For this was at midday on a Saturday. Think about that; let it marinate for a while. These were adult men and women who had nothing better to do on a Saturday afternoon than to vent their political spleen through culinary criticism. Think about how lame your life has to be for you to say “It’s my day off. How should I spend it? Oh, yeah, I’m finally going to get that [expletive deleted]. I’m going to [censored] all over her [bleeping] recipe.”

From that day to this, every time someone winds up the spittle-flecked outrage, I shake my head a little and think “I’m sorry your life is so sad that this is the best use you could find for your spare time.”

That is what you should be thinking every time someone sends you a horrible note, or forwards on someone else’s vituperation in case you haven’t seen it. That’s usually what you should be thinking even when that someone expresses a fond desire to see you exit this mortal life as early as possible. These are people whose lives are so joy-impoverished, so empty of meaning, that they are driven to seek pleasure in someone else’s pain, and power by denuciation. They can only have that pleasure and that power if you give it to them. If they were worthy of either, they wouldn’t need to write these things to you.

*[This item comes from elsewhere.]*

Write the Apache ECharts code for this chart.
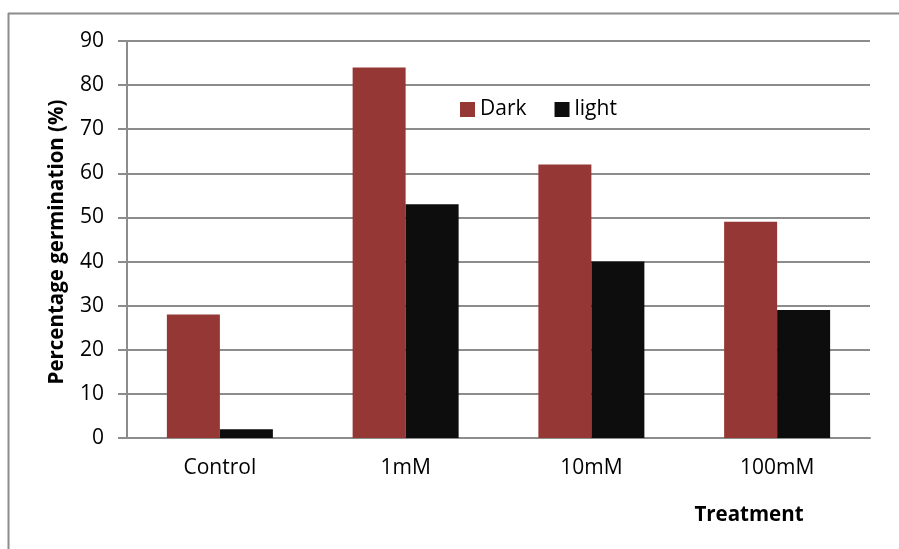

You should feel sorry for them. You should not, however, feel the slightest interest in what they think about you.

I especially want to address this to the ladies: this happens to us a lot, and there’s a temptation to reach out to your followers for support, telling them how awful and afraid this makes you feel. That’s classic lady bonding, and I’m all for sisterhood and support. Nonetheless: Don’t. They can see it, and they’re enjoying that they’re making you afraid. You don’t win with these folks by sending a mob of your own followers after them. You win — with them, and at life — by *not being upset*, because what the hell do you care what some anonymous coward thinks about you? Your soundtrack should be “I am Woman, Hear me Roar” and “I Will Survive”, not “Help!” If there are missives that seem genuinely threatening, pass them onto the police. Then stick the rest in your digital circular file and do something fun.